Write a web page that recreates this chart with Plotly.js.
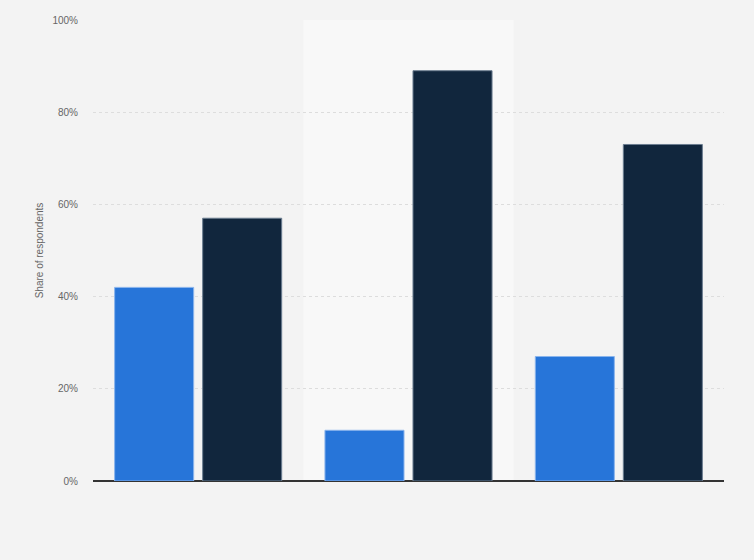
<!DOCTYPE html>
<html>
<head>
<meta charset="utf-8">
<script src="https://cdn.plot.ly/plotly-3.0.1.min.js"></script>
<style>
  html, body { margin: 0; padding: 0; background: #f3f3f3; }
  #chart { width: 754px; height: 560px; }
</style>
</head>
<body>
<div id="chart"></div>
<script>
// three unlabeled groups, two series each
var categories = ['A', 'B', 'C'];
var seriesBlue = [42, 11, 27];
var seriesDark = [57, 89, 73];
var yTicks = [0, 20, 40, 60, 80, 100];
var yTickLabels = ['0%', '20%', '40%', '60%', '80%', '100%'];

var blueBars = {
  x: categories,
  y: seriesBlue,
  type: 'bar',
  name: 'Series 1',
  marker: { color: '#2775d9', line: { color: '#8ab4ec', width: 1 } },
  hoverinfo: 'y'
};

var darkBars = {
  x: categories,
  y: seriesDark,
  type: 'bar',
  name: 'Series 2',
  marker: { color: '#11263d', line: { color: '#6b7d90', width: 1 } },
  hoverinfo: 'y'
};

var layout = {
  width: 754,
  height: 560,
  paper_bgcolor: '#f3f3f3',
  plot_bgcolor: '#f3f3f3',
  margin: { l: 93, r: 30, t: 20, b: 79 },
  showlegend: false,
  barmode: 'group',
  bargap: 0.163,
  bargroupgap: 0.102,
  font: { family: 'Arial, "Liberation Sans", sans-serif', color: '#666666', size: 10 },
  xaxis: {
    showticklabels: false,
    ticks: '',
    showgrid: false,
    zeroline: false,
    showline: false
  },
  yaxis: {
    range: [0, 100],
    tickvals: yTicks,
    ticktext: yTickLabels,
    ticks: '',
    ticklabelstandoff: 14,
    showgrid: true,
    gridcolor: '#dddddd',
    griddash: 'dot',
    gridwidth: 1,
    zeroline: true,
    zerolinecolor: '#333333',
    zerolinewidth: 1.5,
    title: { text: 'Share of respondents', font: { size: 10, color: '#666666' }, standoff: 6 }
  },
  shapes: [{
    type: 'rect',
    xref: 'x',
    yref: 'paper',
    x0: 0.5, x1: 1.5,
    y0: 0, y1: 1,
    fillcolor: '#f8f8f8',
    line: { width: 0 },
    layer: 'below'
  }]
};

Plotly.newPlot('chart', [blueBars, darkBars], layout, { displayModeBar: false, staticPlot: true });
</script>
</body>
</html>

Required work
Read through the data and copy every line where "chart" shows up.

Solution
Write a web page that recreates this chart with Plotly.js.
  #chart { width: 754px; height: 560px; }
<div id="chart"></div>
Plotly.newPlot('chart', [blueBars, darkBars], layout, { displayModeBar: false, staticPlot: true });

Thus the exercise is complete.